> [The input]:
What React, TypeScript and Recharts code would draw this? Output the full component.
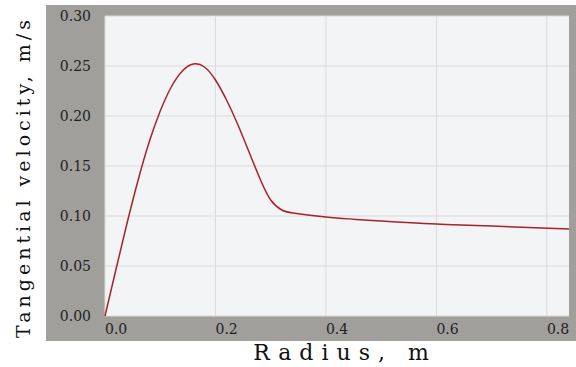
import React from "react";
import {
  LineChart,
  Line,
  XAxis,
  YAxis,
  CartesianGrid,
  Label,
} from "recharts";

const radius = [
  0, 0.02, 0.04, 0.06, 0.08, 0.1, 0.12, 0.14, 0.16, 0.18, 0.2, 0.22, 0.24,
  0.26, 0.28, 0.3, 0.32, 0.34, 0.4, 0.5, 0.6, 0.7, 0.84,
];
const velocity = [
  0, 0.047, 0.093, 0.136, 0.174, 0.205, 0.229, 0.245, 0.252, 0.249, 0.236,
  0.216, 0.192, 0.165, 0.138, 0.116, 0.106, 0.103, 0.099, 0.095, 0.092, 0.09,
  0.087,
];
const xTicks = [0, 0.2, 0.4, 0.6, 0.8];
const yTicks = [0, 0.05, 0.1, 0.15, 0.2, 0.25, 0.3];

const data = radius.map((r, i) => ({ r, v: velocity[i] }));

const font = "'DejaVu Serif', 'Liberation Serif', serif";

export default function App() {
  return (
    <div style={{ position: "relative", width: 576, height: 367 }}>
      <style>{"body{margin:0}"}</style>
      {/* grey paper frame behind the plot */}
      <div
        style={{
          position: "absolute",
          left: 46,
          top: 5,
          width: 530,
          height: 336,
          background: "#a09f9c",
        }}
      />
      <div style={{ position: "absolute", left: 0, top: 0 }}>
        <LineChart
          width={576}
          height={367}
          data={data}
          margin={{ top: 16, right: 7, left: 0, bottom: 0 }}
        >
          <CartesianGrid
            fill="#f3f4f6"
            stroke="#dadada"
            strokeWidth={1}
            horizontalValues={yTicks}
            verticalValues={xTicks}
          />
          <XAxis
            dataKey="r"
            type="number"
            domain={[0, 0.84]}
            ticks={xTicks}
            tickFormatter={(t: number) => t.toFixed(1)}
            axisLine={false}
            tickLine={false}
            height={51}
            tick={{ fill: "#222", fontSize: 14, fontFamily: font, textAnchor: "start" }}
          >
            <Label
              content={() => (
                <text
                  x={345}
                  y={360}
                  textAnchor="middle"
                  style={{
                    fontFamily: font,
                    fontSize: 22,
                    letterSpacing: 8,
                    fill: "#111",
                  }}
                >
                  Radius, m
                </text>
              )}
            />
          </XAxis>
          <YAxis
            type="number"
            domain={[0, 0.3]}
            ticks={yTicks}
            tickFormatter={(t: number) => t.toFixed(2)}
            axisLine={false}
            tickLine={false}
            tickMargin={8}
            width={105}
            tick={{ fill: "#222", fontSize: 14, fontFamily: font }}
          >
            <Label
              content={() => (
                <text
                  x={23}
                  y={177}
                  transform="rotate(-90, 23, 177)"
                  textAnchor="middle"
                  dominantBaseline="central"
                  style={{
                    fontFamily: font,
                    fontSize: 19,
                    letterSpacing: 4,
                    fill: "#111",
                  }}
                >
                  Tangential velocity, m/s
                </text>
              )}
            />
          </YAxis>
          <Line
            type="natural"
            dataKey="v"
            stroke="#a8232a"
            strokeWidth={1.5}
            dot={false}
            isAnimationActive={false}
          />
        </LineChart>
      </div>
    </div>
  );
}
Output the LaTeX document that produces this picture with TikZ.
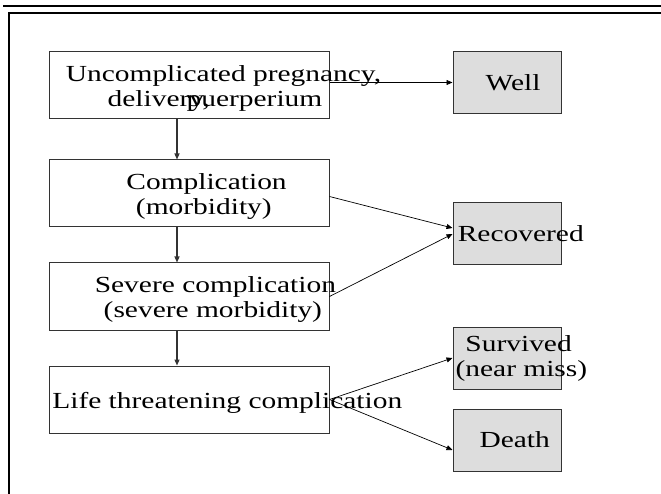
\documentclass[tikz,border=0pt]{standalone}
\usepackage{fontspec}
\setmainfont{Liberation Serif}
\newfontfamily\spaced[FakeStretch=1.28]{Liberation Serif}
\usetikzlibrary{arrows.meta,positioning}
\definecolor{rim}{HTML}{333333}
\definecolor{outfill}{HTML}{DDDDDD}
\newsavebox\pptbox
\newdimen\pptdrop
\newcommand\ppt[1]{\sbox\pptbox{#1}%
  \raisebox{-\pptdrop}[\ht\pptbox][\dp\pptbox]{\makebox[\wd\pptbox][l]{\spaced #1}}}

\begin{document}
\begin{tikzpicture}[x=1pt, y=1pt,
  stage/.style={
    draw=rim, line width=1pt, minimum width=280pt, minimum height=67pt,
    align=center, inner sep=0pt, font=\fontsize{23}{25}\selectfont,
    execute at begin node={\pptdrop=3.5pt}
  },
  outcome/.style={stage, fill=outfill, minimum width=108pt, minimum height=62pt,
    execute at begin node={\pptdrop=0pt}},
  arr/.style={-{Triangle[length=6pt,width=5pt]}, line width=0.7pt},
  down/.style={arr, line width=1.2pt, draw=rim}
]
  \useasboundingbox (0,0) rectangle (661,-494);
  % page rules
  \draw[line width=2pt] (3,-6.5) -- (661,-6.5);
  \draw[line width=2pt] (8.5,-494) -- (8.5,-13) -- (661,-13);

  \node[stage] (unc) at (189,-85.5) {\ppt{Uncomplicated pregnancy,}\\ \ppt{delivery,\kern-1em puerperium}};
  \node[stage, below=40pt of unc]  (comp) {\ppt{Complication}\\ \ppt{(morbidity)}};
  \node[stage, below=35pt of comp] (sev)  {\ppt{Severe complication}\\ \ppt{(severe morbidity)}};
  \node[stage, below=35pt of sev]  (life) {\ppt{Life threatening complication}};

  \node[outcome] (well) at (507,-82.5) {\ppt{Well}};
  \node[outcome] (rec)  at (507,-234)  {\ppt{Recovered}};
  \node[outcome] (surv) at (507,-358)  {\ppt{Survived}\\ \ppt{(near miss)}};
  \node[outcome, below=19pt of surv] (death) {\ppt{Death}};

  \draw[arr] (unc.east |- well.west) -- (well.west);
  \draw[down] ([xshift=-12pt]unc.south)  -- ([xshift=-12pt]comp.north);
  \draw[down] ([xshift=-12pt]comp.south) -- ([xshift=-12pt]sev.north);
  \draw[down] ([xshift=-12pt]sev.south)  -- ([xshift=-12pt]life.north);
  \draw[arr] ([yshift=-3pt]comp.east) -- ([yshift=6pt]rec.west);
  \draw[arr] (sev.east) -- (rec.west);
  \draw[arr] (life.east) -- (surv.west);
  \draw[arr] (life.east) -- ([yshift=-10pt]death.west);
\end{tikzpicture}
\end{document}
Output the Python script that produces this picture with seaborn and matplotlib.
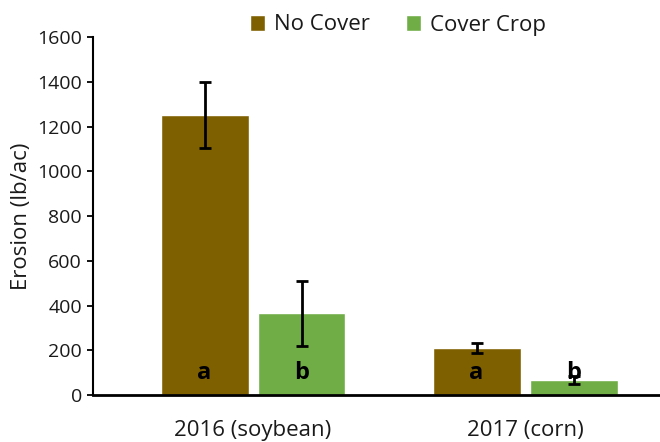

> [Stated problem]:
Nothing but the lines from the one with "Output the LaTeX" through the one with "(8.5,-13) -- (661,-13);" is to be copied, exactly and ends included. Leave pictures out.

> [Result of this task]:
Output the LaTeX document that produces this picture with TikZ.
\documentclass[tikz,border=0pt]{standalone}
\usepackage{fontspec}
\setmainfont{Liberation Serif}
\newfontfamily\spaced[FakeStretch=1.28]{Liberation Serif}
\usetikzlibrary{arrows.meta,positioning}
\definecolor{rim}{HTML}{333333}
\definecolor{outfill}{HTML}{DDDDDD}
\newsavebox\pptbox
\newdimen\pptdrop
\newcommand\ppt[1]{\sbox\pptbox{#1}%
  \raisebox{-\pptdrop}[\ht\pptbox][\dp\pptbox]{\makebox[\wd\pptbox][l]{\spaced #1}}}

\begin{document}
\begin{tikzpicture}[x=1pt, y=1pt,
  stage/.style={
    draw=rim, line width=1pt, minimum width=280pt, minimum height=67pt,
    align=center, inner sep=0pt, font=\fontsize{23}{25}\selectfont,
    execute at begin node={\pptdrop=3.5pt}
  },
  outcome/.style={stage, fill=outfill, minimum width=108pt, minimum height=62pt,
    execute at begin node={\pptdrop=0pt}},
  arr/.style={-{Triangle[length=6pt,width=5pt]}, line width=0.7pt},
  down/.style={arr, line width=1.2pt, draw=rim}
]
  \useasboundingbox (0,0) rectangle (661,-494);
  % page rules
  \draw[line width=2pt] (3,-6.5) -- (661,-6.5);
  \draw[line width=2pt] (8.5,-494) -- (8.5,-13) -- (661,-13);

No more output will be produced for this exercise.